>> Start
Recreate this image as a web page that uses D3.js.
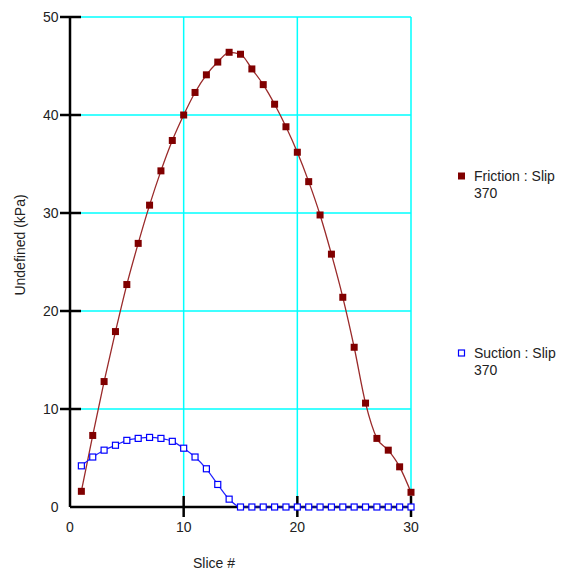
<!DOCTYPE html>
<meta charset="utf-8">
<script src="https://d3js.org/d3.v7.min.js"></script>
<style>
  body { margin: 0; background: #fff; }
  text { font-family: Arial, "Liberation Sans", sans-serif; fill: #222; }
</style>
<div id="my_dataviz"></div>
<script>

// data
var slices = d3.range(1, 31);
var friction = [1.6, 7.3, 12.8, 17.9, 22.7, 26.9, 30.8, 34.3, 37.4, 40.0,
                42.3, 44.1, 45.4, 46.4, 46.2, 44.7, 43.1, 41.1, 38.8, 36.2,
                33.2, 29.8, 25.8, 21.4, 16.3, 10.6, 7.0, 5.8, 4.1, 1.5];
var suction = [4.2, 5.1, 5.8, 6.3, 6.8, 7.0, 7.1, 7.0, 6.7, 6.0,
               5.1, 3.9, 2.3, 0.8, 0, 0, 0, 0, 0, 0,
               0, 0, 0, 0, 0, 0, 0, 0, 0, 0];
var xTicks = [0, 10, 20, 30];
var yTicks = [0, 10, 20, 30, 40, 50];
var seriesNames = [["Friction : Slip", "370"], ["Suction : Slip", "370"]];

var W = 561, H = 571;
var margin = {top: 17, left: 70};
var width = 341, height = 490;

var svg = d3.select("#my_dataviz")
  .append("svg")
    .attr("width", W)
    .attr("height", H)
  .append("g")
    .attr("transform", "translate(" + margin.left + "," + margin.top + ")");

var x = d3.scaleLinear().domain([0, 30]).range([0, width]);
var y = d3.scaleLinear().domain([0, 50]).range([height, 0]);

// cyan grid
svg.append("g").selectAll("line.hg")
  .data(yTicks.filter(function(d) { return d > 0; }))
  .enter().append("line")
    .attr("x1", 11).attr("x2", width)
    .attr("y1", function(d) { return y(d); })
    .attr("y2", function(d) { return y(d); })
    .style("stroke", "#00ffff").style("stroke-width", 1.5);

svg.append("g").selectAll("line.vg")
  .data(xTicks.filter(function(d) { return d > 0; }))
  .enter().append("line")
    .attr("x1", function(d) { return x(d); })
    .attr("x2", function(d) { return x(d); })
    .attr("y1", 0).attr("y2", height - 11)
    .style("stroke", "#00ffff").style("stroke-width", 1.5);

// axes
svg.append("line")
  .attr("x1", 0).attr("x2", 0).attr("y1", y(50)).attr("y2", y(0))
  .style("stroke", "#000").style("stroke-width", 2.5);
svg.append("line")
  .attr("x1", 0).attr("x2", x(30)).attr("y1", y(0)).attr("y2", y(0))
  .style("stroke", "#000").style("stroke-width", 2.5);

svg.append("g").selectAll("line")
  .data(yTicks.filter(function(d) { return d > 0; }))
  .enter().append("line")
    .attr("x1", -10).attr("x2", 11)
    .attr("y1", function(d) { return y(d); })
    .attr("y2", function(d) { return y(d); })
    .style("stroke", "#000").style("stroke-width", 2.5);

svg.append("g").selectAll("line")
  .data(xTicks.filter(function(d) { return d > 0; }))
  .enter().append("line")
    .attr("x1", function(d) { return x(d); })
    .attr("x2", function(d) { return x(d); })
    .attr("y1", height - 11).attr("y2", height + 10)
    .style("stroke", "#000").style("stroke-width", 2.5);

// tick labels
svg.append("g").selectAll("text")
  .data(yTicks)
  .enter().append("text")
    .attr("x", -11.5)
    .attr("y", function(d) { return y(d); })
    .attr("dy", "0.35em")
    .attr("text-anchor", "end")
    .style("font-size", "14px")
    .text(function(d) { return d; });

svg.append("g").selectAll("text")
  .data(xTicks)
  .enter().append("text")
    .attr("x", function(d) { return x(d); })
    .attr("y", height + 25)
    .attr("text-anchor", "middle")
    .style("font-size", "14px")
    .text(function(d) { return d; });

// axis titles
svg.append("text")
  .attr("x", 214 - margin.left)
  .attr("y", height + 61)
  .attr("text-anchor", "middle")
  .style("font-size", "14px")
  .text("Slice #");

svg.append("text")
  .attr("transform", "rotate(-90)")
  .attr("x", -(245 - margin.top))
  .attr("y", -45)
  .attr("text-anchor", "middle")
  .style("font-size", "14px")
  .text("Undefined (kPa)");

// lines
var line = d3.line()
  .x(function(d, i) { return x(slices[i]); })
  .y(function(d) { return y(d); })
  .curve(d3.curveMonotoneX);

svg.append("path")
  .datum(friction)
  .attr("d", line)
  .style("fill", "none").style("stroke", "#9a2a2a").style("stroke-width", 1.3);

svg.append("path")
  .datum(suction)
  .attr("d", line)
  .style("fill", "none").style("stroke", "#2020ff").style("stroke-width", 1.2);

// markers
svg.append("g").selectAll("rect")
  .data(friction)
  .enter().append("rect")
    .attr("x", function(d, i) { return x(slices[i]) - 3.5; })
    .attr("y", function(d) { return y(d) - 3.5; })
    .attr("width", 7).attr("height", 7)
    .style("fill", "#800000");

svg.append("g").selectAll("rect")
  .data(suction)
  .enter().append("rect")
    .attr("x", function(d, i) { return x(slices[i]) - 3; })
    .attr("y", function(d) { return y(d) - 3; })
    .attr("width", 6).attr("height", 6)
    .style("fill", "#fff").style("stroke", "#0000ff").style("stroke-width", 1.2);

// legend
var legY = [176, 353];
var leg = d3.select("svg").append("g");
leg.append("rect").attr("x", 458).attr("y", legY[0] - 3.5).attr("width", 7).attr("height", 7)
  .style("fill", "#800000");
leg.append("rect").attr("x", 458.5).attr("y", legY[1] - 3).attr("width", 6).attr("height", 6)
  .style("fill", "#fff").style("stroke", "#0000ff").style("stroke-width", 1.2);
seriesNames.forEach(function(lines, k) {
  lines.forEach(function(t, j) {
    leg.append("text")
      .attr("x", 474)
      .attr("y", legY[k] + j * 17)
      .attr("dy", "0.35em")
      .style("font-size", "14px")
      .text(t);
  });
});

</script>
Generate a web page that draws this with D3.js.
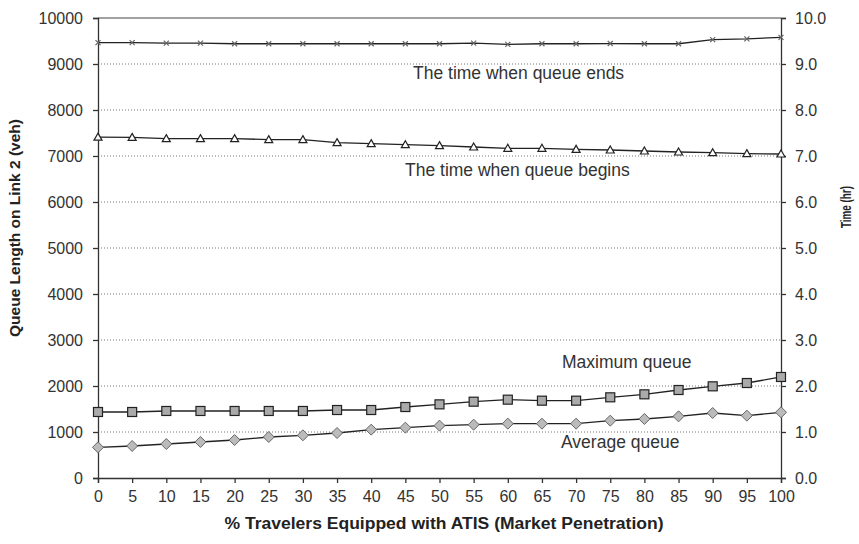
>> End
=== TASK TO COMPLETE ===
Give back every line exactly as it stands, pictures excluded.

=== TASK OUTPUT ===
Recreate this image as a web page that uses D3.js.
<!DOCTYPE html>
<meta charset="utf-8">
<script src="https://d3js.org/d3.v7.min.js"></script>
<style>
  body { margin: 0; background: #fff; }
  text { font-family: Arial, "Liberation Sans", sans-serif; fill: #222; }
</style>
<div id="my_dataviz"></div>
<script>

// data
var slices = d3.range(1, 31);
var friction = [1.6, 7.3, 12.8, 17.9, 22.7, 26.9, 30.8, 34.3, 37.4, 40.0,
                42.3, 44.1, 45.4, 46.4, 46.2, 44.7, 43.1, 41.1, 38.8, 36.2,
                33.2, 29.8, 25.8, 21.4, 16.3, 10.6, 7.0, 5.8, 4.1, 1.5];
var suction = [4.2, 5.1, 5.8, 6.3, 6.8, 7.0, 7.1, 7.0, 6.7, 6.0,
               5.1, 3.9, 2.3, 0.8, 0, 0, 0, 0, 0, 0,
               0, 0, 0, 0, 0, 0, 0, 0, 0, 0];
var xTicks = [0, 10, 20, 30];
var yTicks = [0, 10, 20, 30, 40, 50];
var seriesNames = [["Friction : Slip", "370"], ["Suction : Slip", "370"]];

var W = 561, H = 571;
var margin = {top: 17, left: 70};
var width = 341, height = 490;

var svg = d3.select("#my_dataviz")
  .append("svg")
    .attr("width", W)
    .attr("height", H)
  .append("g")
    .attr("transform", "translate(" + margin.left + "," + margin.top + ")");

var x = d3.scaleLinear().domain([0, 30]).range([0, width]);
var y = d3.scaleLinear().domain([0, 50]).range([height, 0]);

// cyan grid
svg.append("g").selectAll("line.hg")
  .data(yTicks.filter(function(d) { return d > 0; }))
  .enter().append("line")
    .attr("x1", 11).attr("x2", width)
    .attr("y1", function(d) { return y(d); })
    .attr("y2", function(d) { return y(d); })
    .style("stroke", "#00ffff").style("stroke-width", 1.5);

svg.append("g").selectAll("line.vg")
  .data(xTicks.filter(function(d) { return d > 0; }))
  .enter().append("line")
    .attr("x1", function(d) { return x(d); })
    .attr("x2", function(d) { return x(d); })
    .attr("y1", 0).attr("y2", height - 11)
    .style("stroke", "#00ffff").style("stroke-width", 1.5);

// axes
svg.append("line")
  .attr("x1", 0).attr("x2", 0).attr("y1", y(50)).attr("y2", y(0))
  .style("stroke", "#000").style("stroke-width", 2.5);
svg.append("line")
  .attr("x1", 0).attr("x2", x(30)).attr("y1", y(0)).attr("y2", y(0))
  .style("stroke", "#000").style("stroke-width", 2.5);

svg.append("g").selectAll("line")
  .data(yTicks.filter(function(d) { return d > 0; }))
  .enter().append("line")
    .attr("x1", -10).attr("x2", 11)
    .attr("y1", function(d) { return y(d); })
    .attr("y2", function(d) { return y(d); })
    .style("stroke", "#000").style("stroke-width", 2.5);

svg.append("g").selectAll("line")
  .data(xTicks.filter(function(d) { return d > 0; }))
  .enter().append("line")
    .attr("x1", function(d) { return x(d); })
    .attr("x2", function(d) { return x(d); })
    .attr("y1", height - 11).attr("y2", height + 10)
    .style("stroke", "#000").style("stroke-width", 2.5);

// tick labels
svg.append("g").selectAll("text")
  .data(yTicks)
  .enter().append("text")
    .attr("x", -11.5)
    .attr("y", function(d) { return y(d); })
    .attr("dy", "0.35em")
    .attr("text-anchor", "end")
    .style("font-size", "14px")
    .text(function(d) { return d; });

svg.append("g").selectAll("text")
  .data(xTicks)
  .enter().append("text")
    .attr("x", function(d) { return x(d); })
    .attr("y", height + 25)
    .attr("text-anchor", "middle")
    .style("font-size", "14px")
    .text(function(d) { return d; });

// axis titles
svg.append("text")
  .attr("x", 214 - margin.left)
  .attr("y", height + 61)
  .attr("text-anchor", "middle")
  .style("font-size", "14px")
  .text("Slice #");

svg.append("text")
  .attr("transform", "rotate(-90)")
  .attr("x", -(245 - margin.top))
  .attr("y", -45)
  .attr("text-anchor", "middle")
  .style("font-size", "14px")
  .text("Undefined (kPa)");

// lines
var line = d3.line()
  .x(function(d, i) { return x(slices[i]); })
  .y(function(d) { return y(d); })
  .curve(d3.curveMonotoneX);

svg.append("path")
  .datum(friction)
  .attr("d", line)
  .style("fill", "none").style("stroke", "#9a2a2a").style("stroke-width", 1.3);

svg.append("path")
  .datum(suction)
  .attr("d", line)
  .style("fill", "none").style("stroke", "#2020ff").style("stroke-width", 1.2);

// markers
svg.append("g").selectAll("rect")
  .data(friction)
  .enter().append("rect")
    .attr("x", function(d, i) { return x(slices[i]) - 3.5; })
    .attr("y", function(d) { return y(d) - 3.5; })
    .attr("width", 7).attr("height", 7)
    .style("fill", "#800000");

svg.append("g").selectAll("rect")
  .data(suction)
  .enter().append("rect")
    .attr("x", function(d, i) { return x(slices[i]) - 3; })
    .attr("y", function(d) { return y(d) - 3; })
    .attr("width", 6).attr("height", 6)
    .style("fill", "#fff").style("stroke", "#0000ff").style("stroke-width", 1.2);

// legend
var legY = [176, 353];
var leg = d3.select("svg").append("g");
leg.append("rect").attr("x", 458).attr("y", legY[0] - 3.5).attr("width", 7).attr("height", 7)
  .style("fill", "#800000");
leg.append("rect").attr("x", 458.5).attr("y", legY[1] - 3).attr("width", 6).attr("height", 6)
  .style("fill", "#fff").style("stroke", "#0000ff").style("stroke-width", 1.2);
seriesNames.forEach(function(lines, k) {
  lines.forEach(function(t, j) {
    leg.append("text")
      .attr("x", 474)
      .attr("y", legY[k] + j * 17)
      .attr("dy", "0.35em")
      .style("font-size", "14px")
      .text(t);
  });
});

</script>
Generate a web page that draws this with D3.js.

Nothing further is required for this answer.